I am having a very hard time understanding tree based DP problems. I am fairly comfortable with array based DP problems but I cannot come up with the correct thought process for tree based problems and I was hoping somebody could please explain their thought process.
I will talk about my thought process behind array based problems and then explain my troubles with tree based DP problems.
My thought process for array problems
The way I think about DP in array based problems is as follows. Let us consider a problem like Minimum Path Sum. Here the objective is to get from the top left to bottom right positions in a matrix such that we minimize the cost of the path. We can only move left and right.
The way I would approach problems like this is as follows:
- First I would construct a recurrence. In this case the recurrence is as follows
The recurrence is:
f(i, j) = a[i][j] // if i == m and j == n f(i, j) = a[i][j] + f(i, j+1) // if i == m f(i, j) = a[i][j] + f(i+1, j) // if j == n f(i, j) = a[i][j] + Math.min( f(i, j+1), f(i+1, j) ) // Otherwise
Next I look at the last equation
f(i, j) = a[i][j] + Math.min( f(i, j+1), f(i+1, j) )which tells me the problem can be solved using DP as there are overlapping subproblems in
f(i+1, j) and f(i, j+1). There is also an optimal substructure.
I can also tell the time/space complexity just by looking at the recurrence.
- Because we must compute all states which is all (i,j) pairs and because time per state is O(1) (adding a[i][j] to result) the time complexity is O(n^2).
- Looking at the recurrence, i depends only on i+1 and not on i+2, i+3 … similarly j depends only on j+1 and not on j+2, j+3… so we can get away with using only 1 extra row (either i+1 or j+1) instead of the entire matrix so space complexity is O(n).
Hence I would come up with a n^2 time and n space solution. I can do this without any problems.
My thought process for tree problems
However I am having a hard time applying the same thought process to tree based DP problems. As an example let us consider the problem Diameter of Binary Tree where the objective is to find the longest path between any 2 nodes in the tree.
I can come up with a recurrence for this problem which is as follows:
f(n) = 0 // if n == null f(n) = max( 1+height(n.left) + height(n.right), // longest path passing through root f(n.left), // longest path in left subtree f(n.right) // longest path in right subtree
f(n.left) for example is computed by doing
1+height(n.left.left) + height(n.left.right) I can tell that DP must be used.
So my approach would be to create a cache of size ‘n’ that stores all the heights of the nodes. So the space complexity would be O(n).
However the optimal solution of this problem has a space complexity of O(1) and I am having a hard time figuring that out just by looking at the recurrence. How does the recurrence tell you that space complexity can be reduced and that O(1) space is enough and O(n) is not needed? How do you know what value(s) to store in this case?
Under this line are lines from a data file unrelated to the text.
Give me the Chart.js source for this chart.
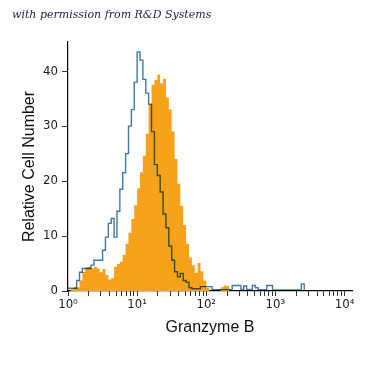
<!DOCTYPE html>
<html>
<head>
<meta charset="utf-8">
<script src="https://cdn.jsdelivr.net/npm/chart.js@4/dist/chart.umd.min.js"></script>
<style>
  html, body { margin: 0; padding: 0; background: #fff; }
  #wrap { position: relative; width: 375px; height: 375px; }
  #note { position: absolute; left: 12px; top: 8px; font: italic 11px "DejaVu Serif", serif; color: #1d1d4a; white-space: nowrap; }
  canvas { position: absolute; left: 0; top: 0; }
</style>
</head>
<body>
<div id="wrap">
  <canvas id="c" width="375" height="375"></canvas>
  <div id="note">with permission from R&amp;D Systems</div>
</div>
<script>
// Histogram channels: 24 channels per decade, starting at 10^0
const binsPerDecade = 24;

// Orange (Granzyme B stained) counts per channel
const stainedCounts = [
  0, 0, 0.4, 0.7, 0.7, 1.9, 3.5, 4.3, 4.4, 4.1,
  4.4, 4.1, 3.4, 4.0, 2.9, 2.1, 2.3, 4.4, 4.9, 5.3,
  6.6, 8.6, 10.6, 13.1, 15.6, 18.7, 21.6, 24.6, 28.6, 34.0,
  37.5, 38.4, 39.4, 37.8, 38.6, 35.2, 33.0, 29.0, 24.0, 19.5,
  15.5, 12.0, 8.6, 6.1, 4.7, 3.3, 5.1, 3.6, 1.9, 0.6,
  0, 0, 0, 0, 0.7, 1.0, 0.9, 0, 0, 0,
  0, 0, 0, 0, 0, 0, 0, 0, 0, 0,
  0, 0, 0, 0, 0, 0, 0, 0, 0, 0,
  0, 0, 0, 0
];

// Blue (isotype control) counts per channel
const controlCounts = [
  0.5, 0.5, 0.5, 0.5, 1.9, 3.4, 4.1, 4.1, 4.1, 4.7,
  5.6, 5.6, 5.6, 7.4, 9.8, 12.3, 13.2, 9.8, 14.5, 18.5,
  21.5, 25.0, 30.0, 33.0, 38.0, 43.5, 42.0, 38.5, 36.0, 34.0,
  29.0, 23.0, 21.0, 18.0, 14.0, 11.5, 8.2, 5.6, 3.5, 2.6,
  3.2, 1.9, 1.6, 0.6, 0.4, 0.4, 0.4, 0.8, 0.8, 0.8,
  0.8, 0.25, 0.25, 0.25, 0.25, 0.25, 0.25, 0.25, 1.0, 1.0,
  1.0, 0.3, 0.9, 0.3, 0.3, 1.0, 0.6, 0.25, 0.25, 0.25,
  1.0, 1.0, 0.2, 0.2, 0.2, 0.2, 0.2, 0.2, 0.2, 0.2,
  0.2, 0.2, 1.3, 0
];

const xTickLabels = ['10\u2070', '10\u00B9', '10\u00B2', '10\u00B3', '10\u2074'];
const yTicks = [0, 10, 20, 30, 40];

function toPoints(counts) {
  return counts.map((v, i) => ({ x: Math.pow(10, i / binsPerDecade), y: v }));
}

const xTickValues = [];
for (let d = 0; d < 4; d++) {
  for (let m = 1; m <= 9; m++) xTickValues.push(m * Math.pow(10, d));
}
xTickValues.push(10000);

const multiplyPlugin = {
  id: 'multiplyLine',
  beforeDatasetDraw(chart, args) {
    if (args.index === 0) { chart.ctx.save(); chart.ctx.globalCompositeOperation = 'multiply'; }
  },
  afterDatasetDraw(chart, args) {
    if (args.index === 0) chart.ctx.restore();
  }
};

const tickFont = { family: '"Liberation Sans Narrow", "DejaVu Sans Condensed", "Liberation Sans", sans-serif', size: 13 };
const titleFont = { family: '"Liberation Sans", Arial, sans-serif', size: 16 };

new Chart(document.getElementById('c'), {
  type: 'line',
  data: {
    datasets: [
      {
        label: 'Isotype control',
        data: toPoints(controlCounts),
        stepped: 'after',
        borderColor: '#3f78a6',
        borderWidth: 1.4,
        pointRadius: 0,
        fill: false
      },
      {
        label: 'Granzyme B',
        data: toPoints(stainedCounts),
        stepped: 'after',
        borderWidth: 0,
        borderColor: 'rgba(0,0,0,0)',
        backgroundColor: '#f8a11b',
        pointRadius: 0,
        fill: 'origin'
      }
    ]
  },
  options: {
    responsive: false,
    animation: false,
    devicePixelRatio: 1,
    layout: { padding: { left: 0, right: 23, top: 42, bottom: 0 } },
    plugins: { legend: { display: false }, tooltip: { enabled: false } },
    scales: {
      x: {
        type: 'logarithmic',
        min: 1,
        max: Math.pow(10, 4.108),
        afterBuildTicks(scale) { scale.ticks = xTickValues.map(v => ({ value: v })); },
        afterFit(scale) { scale.height = 84; },
        ticks: {
          autoSkip: false,
          maxRotation: 0,
          padding: 1,
          color: '#1a1a1a',
          font: tickFont,
          callback(value) {
            const e = Math.log10(value);
            if (Math.abs(e - Math.round(e)) < 1e-9) return xTickLabels[Math.round(e)];
            return '';
          }
        },
        grid: { drawOnChartArea: false, tickLength: 5, color: '#333', lineWidth: 1 },
        border: { color: '#000', width: 1.2 },
        title: { display: true, text: 'Granzyme B', color: '#111', font: titleFont, padding: { top: 0, bottom: 38 } }
      },
      y: {
        min: 0,
        max: 45.3,
        afterBuildTicks(scale) { scale.ticks = yTicks.map(v => ({ value: v })); },
        afterFit(scale) { scale.width = 68; },
        ticks: { padding: 4, color: '#1a1a1a', font: tickFont },
        grid: { drawOnChartArea: false, tickLength: 6, color: '#333', lineWidth: 1 },
        border: { color: '#000', width: 1.2 },
        title: { display: true, text: 'Relative Cell Number', color: '#111', font: titleFont, padding: { top: 20, bottom: 0 } }
      }
    }
  },
  plugins: [multiplyPlugin]
});
</script>
</body>
</html>
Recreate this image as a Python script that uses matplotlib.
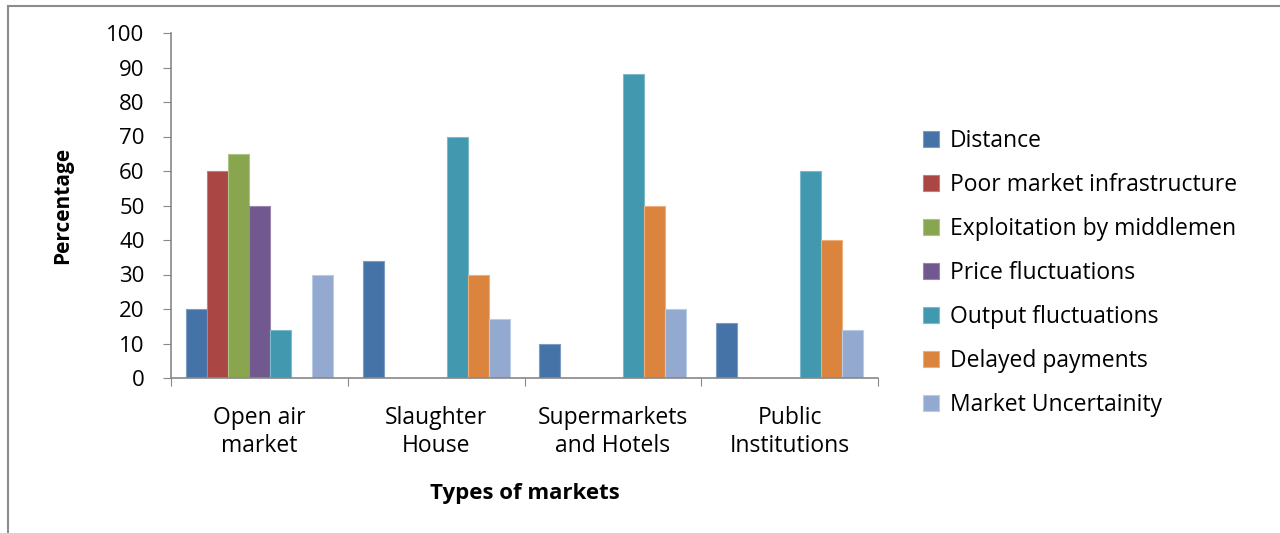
import matplotlib.pyplot as plt
import numpy as np
from matplotlib.lines import Line2D

# survey results: constraints faced by farmers, by type of market (%)
markets = ['Open air\nmarket', 'Slaughter\nHouse', 'Supermarkets\nand Hotels', 'Public\nInstitutions']
constraints = ['Distance', 'Poor market infrastructure', 'Exploitation by middlemen',
               'Price fluctuations', 'Output fluctuations', 'Delayed payments',
               'Market Uncertainity']
distance = [20, 34, 10, 16]
poor_infrastructure = [60, 0, 0, 0]
exploitation = [65, 0, 0, 0]
price_fluct = [50, 0, 0, 0]
output_fluct = [14, 70, 88, 60]
delayed_pay = [0, 30, 50, 40]
uncertainty = [30, 17, 20, 14]

series = [distance, poor_infrastructure, exploitation, price_fluct,
          output_fluct, delayed_pay, uncertainty]
colors = ['#4572A7', '#AA4643', '#89A54E', '#71588F', '#4198AF', '#DB843D', '#93A9CF']
edges = ['#7C9CC4', '#C77C79', '#AEC386', '#9884AE', '#7EBACB', '#EDAE7B', '#BCCBE4']

plt.rcParams['font.family'] = ['Open Sans', 'DejaVu Sans']

fig = plt.figure(figsize=(12.8, 5.33), dpi=100)
ax = fig.add_axes([171 / 1280, 1 - 378 / 533, (878 - 171) / 1280, (378 - 33) / 533])

n = len(series)
width = 0.119
x = np.arange(len(markets)) + 0.5
for i, (vals, c, ec) in enumerate(zip(series, colors, edges)):
    offs = (i - (n - 1) / 2) * width
    ax.bar(x + offs, vals, width, color=c, edgecolor=ec, linewidth=0.8,
           label=constraints[i])

ax.set_xlim(0, len(markets))
ax.set_ylim(0, 100)
ax.set_yticks(range(0, 101, 10))
ax.set_xticks(range(0, len(markets) + 1))
ax.set_xticklabels([])
ax.set_xticks(x, minor=True)
ax.set_xticklabels(markets, minor=True, fontsize=16.5, linespacing=1.25)
ax.tick_params(axis='x', which='minor', length=0, pad=20)
ax.tick_params(axis='x', which='major', length=6, color='#888888', direction='out')
ax.tick_params(axis='y', length=6, color='#888888', labelsize=16, pad=13)

for s in ['top', 'right']:
    ax.spines[s].set_visible(False)
for s in ['left', 'bottom']:
    ax.spines[s].set_color('#888888')
    ax.spines[s].set_linewidth(1.2)

ax.set_ylabel('Percentage', fontsize=15, fontweight='bold', labelpad=24)
ax.set_xlabel('Types of markets', fontsize=16, fontweight='bold', labelpad=18)

ax.legend(loc='center left', bbox_to_anchor=(1.035, 0.305), frameon=False,
          fontsize=16.5, handlelength=0.7, handleheight=0.7, handletextpad=0.45,
          labelspacing=0.87)

# chart area border
fig.add_artist(Line2D([8 / 1280, 8 / 1280], [0, 1 - 6 / 533], color='#8C8C8C', lw=1.5))
fig.add_artist(Line2D([8 / 1280, 1], [1 - 6 / 533, 1 - 6 / 533], color='#8C8C8C', lw=1.5))

fig.savefig('out.png', dpi=100, facecolor='white')
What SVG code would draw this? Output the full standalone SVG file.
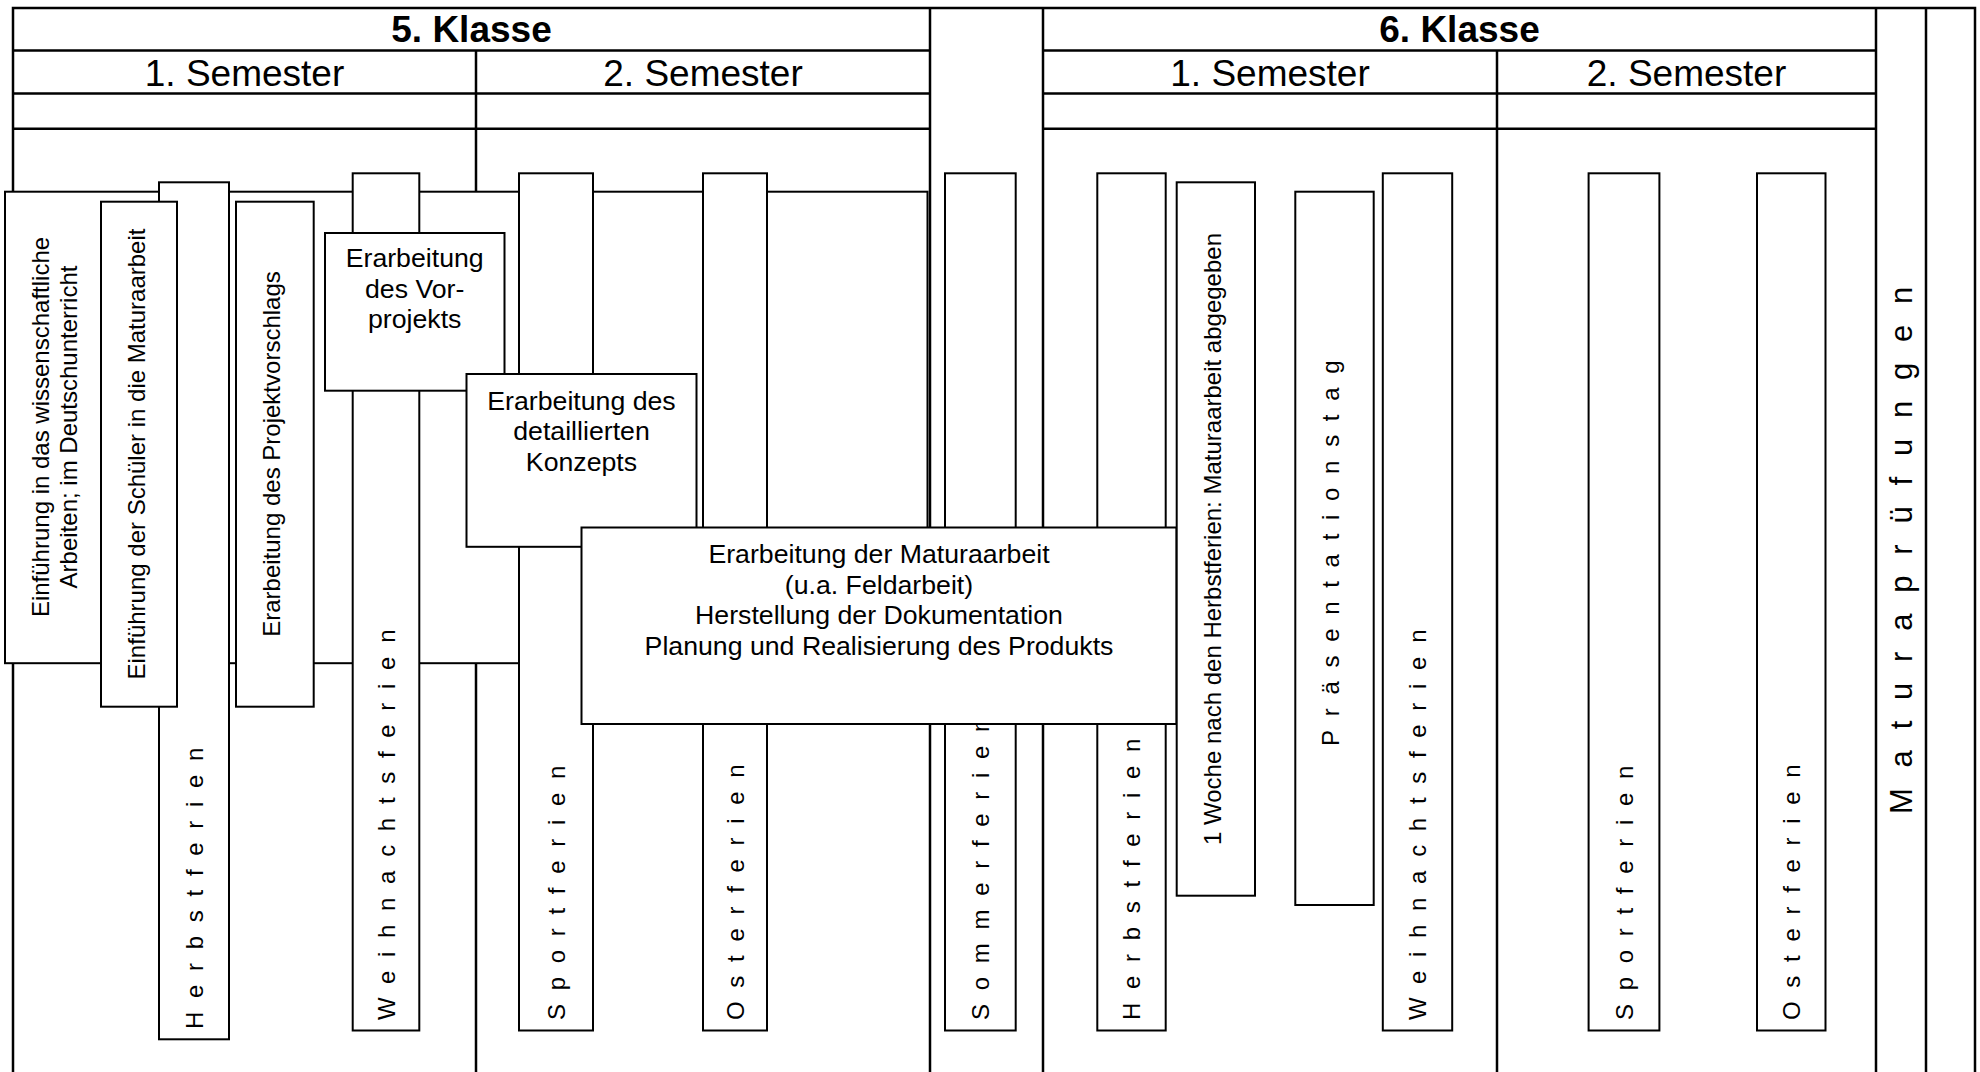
<svg xmlns="http://www.w3.org/2000/svg" width="1980" height="1072" viewBox="0 0 1980 1072">
<style>
.tbl{stroke:#000;stroke-width:2.5;fill:none}
.box{fill:#fff;stroke:#000;stroke-width:2}
.t{font-family:"Liberation Sans",Arial,Helvetica,sans-serif;fill:#000}
.hb{font-size:37px;font-weight:bold;text-anchor:middle}
.hs{font-size:37px;text-anchor:middle}
.rv{font-size:24px;text-anchor:middle}
.sp{font-size:24px;letter-spacing:13.7px}
.mp{font-size:31px;letter-spacing:20.8px}
.bx{font-size:26.7px;text-anchor:middle}
</style>
<rect width="1980" height="1072" fill="#fff"/>
<g id="table">
  <rect class="tbl" x="13" y="8" width="1962" height="1080"/>
  <line class="tbl" x1="13" y1="50.5" x2="930" y2="50.5"/>
  <line class="tbl" x1="1043" y1="50.5" x2="1876" y2="50.5"/>
  <line class="tbl" x1="13" y1="93.4" x2="930" y2="93.4"/>
  <line class="tbl" x1="1043" y1="93.4" x2="1876" y2="93.4"/>
  <line class="tbl" x1="13" y1="128.8" x2="930" y2="128.8"/>
  <line class="tbl" x1="1043" y1="128.8" x2="1876" y2="128.8"/>
  <line class="tbl" x1="930" y1="8" x2="930" y2="1072"/>
  <line class="tbl" x1="1043" y1="8" x2="1043" y2="1072"/>
  <line class="tbl" x1="1876" y1="8" x2="1876" y2="1072"/>
  <line class="tbl" x1="1926" y1="8" x2="1926" y2="1072"/>
  <line class="tbl" x1="476" y1="50.5" x2="476" y2="1072"/>
  <line class="tbl" x1="1497" y1="50.5" x2="1497" y2="1072"/>
  <text class="t hb" x="471.5" y="42">5. Klasse</text>
  <text class="t hb" x="1459.5" y="42">6. Klasse</text>
  <text class="t hs" x="244.5" y="86">1. Semester</text>
  <text class="t hs" x="703" y="86">2. Semester</text>
  <text class="t hs" x="1270" y="86">1. Semester</text>
  <text class="t hs" x="1686.5" y="86">2. Semester</text>
  <text class="t mp" transform="translate(1912,814) rotate(-90)">Maturaprüfungen</text>
</g>
<g id="einfuehrung-wiss">
  <rect class="box" x="5" y="191.7" width="922.5" height="471.5"/>
  <text class="t rv" transform="translate(49,427) rotate(-90)">Einführung in das wissenschaftliche</text>
  <text class="t rv" transform="translate(77,427) rotate(-90)">Arbeiten; im Deutschunterricht</text>
</g>
<g id="herbst5">
  <rect class="box" x="159" y="182.3" width="70" height="857"/>
  <text class="t sp" transform="translate(203,1029) rotate(-90)">Herbstferien</text>
</g>
<g id="einfuehrung-schueler">
  <rect class="box" x="101" y="201.7" width="76" height="505"/>
  <text class="t rv" transform="translate(145,454) rotate(-90)">Einführung der Schüler in die Maturaarbeit</text>
</g>
<g id="projektvorschlag">
  <rect class="box" x="236" y="201.7" width="77.7" height="505"/>
  <text class="t rv" transform="translate(280,454) rotate(-90)">Erarbeitung des Projektvorschlags</text>
</g>
<g id="weihnacht5">
  <rect class="box" x="352.7" y="173.3" width="66.6" height="857.2"/>
  <text class="t sp" transform="translate(395,1020) rotate(-90)">Weihnachtsferien</text>
</g>
<g id="vorprojekt">
  <rect class="box" x="325" y="233" width="179.5" height="157.7"/>
  <text class="t bx" x="414.7" y="267">Erarbeitung</text>
  <text class="t bx" x="414.7" y="297.5">des Vor-</text>
  <text class="t bx" x="414.7" y="328">projekts</text>
</g>
<g id="sport5">
  <rect class="box" x="519" y="173.3" width="74" height="857.2"/>
  <text class="t sp" transform="translate(565,1020) rotate(-90)">Sportferien</text>
</g>
<g id="ostern5">
  <rect class="box" x="703" y="173.3" width="64" height="857.2"/>
  <text class="t sp" transform="translate(744,1020) rotate(-90)">Osterferien</text>
</g>
<g id="konzept">
  <rect class="box" x="466.5" y="374" width="230" height="172.8"/>
  <text class="t bx" x="581.5" y="409.5">Erarbeitung des</text>
  <text class="t bx" x="581.5" y="440">detaillierten</text>
  <text class="t bx" x="581.5" y="470.5">Konzepts</text>
</g>
<g id="sommer">
  <rect class="box" x="945" y="173.3" width="70.7" height="857.2"/>
  <text class="t sp" transform="translate(989,1020) rotate(-90)" letter-spacing="13.2">Sommerferien</text>
</g>
<g id="herbst6">
  <rect class="box" x="1097.3" y="173.3" width="68.4" height="857.2"/>
  <text class="t sp" transform="translate(1140,1020) rotate(-90)">Herbstferien</text>
</g>
<g id="maturaarbeit">
  <rect class="box" x="581.5" y="527.5" width="595" height="196.5"/>
  <text class="t bx" x="879" y="563">Erarbeitung der Maturaarbeit</text>
  <text class="t bx" x="879" y="593.5">(u.a. Feldarbeit)</text>
  <text class="t bx" x="879" y="624">Herstellung der Dokumentation</text>
  <text class="t bx" x="879" y="654.5">Planung und Realisierung des Produkts</text>
</g>
<g id="abgabe">
  <rect class="box" x="1176.7" y="182.3" width="78.3" height="713.4"/>
  <text class="t rv" transform="translate(1221,539) rotate(-90)">1 Woche nach den Herbstferien: Maturaarbeit abgegeben</text>
</g>
<g id="praesentation">
  <rect class="box" x="1295.3" y="191.7" width="78.4" height="713.3"/>
  <text class="t sp" transform="translate(1339,746) rotate(-90)">Präsentationstag</text>
</g>
<g id="weihnacht6">
  <rect class="box" x="1382.8" y="173.3" width="69.4" height="857.2"/>
  <text class="t sp" transform="translate(1426,1020) rotate(-90)">Weihnachtsferien</text>
</g>
<g id="sport6">
  <rect class="box" x="1588.6" y="173.3" width="70.8" height="857.2"/>
  <text class="t sp" transform="translate(1633,1020) rotate(-90)">Sportferien</text>
</g>
<g id="ostern6">
  <rect class="box" x="1757" y="173.3" width="68.5" height="857.2"/>
  <text class="t sp" transform="translate(1800,1020) rotate(-90)">Osterferien</text>
</g>
<g id="connectors"></g>
</svg>
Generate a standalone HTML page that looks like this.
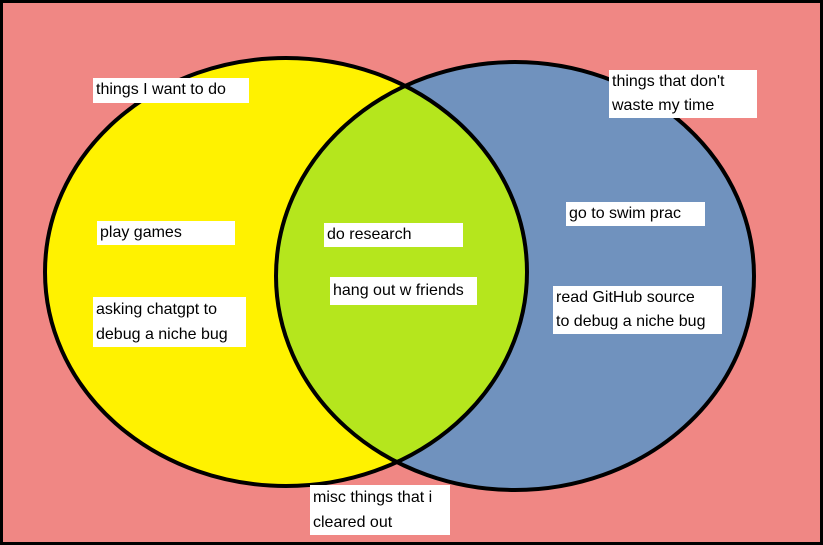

In array based problems I can get the answers to both these questions just by looking at the recurrence but for tree based dp it is not so obvious to me.
What can you tell about this problem just by looking at the recurrence for the tree problem? Putting aside my own thought process, if I gave you this recurrence and nothing else what conclusions would you reach and how would you write the program? I am curious about your thought process.
For array based problems I can tell just by looking at the recurrence both how much space I needed to solve the problem AND what exactly I needed to store (I need to store values of row i+1 in min path sum and nothing else). How can I do the same for the tree problem?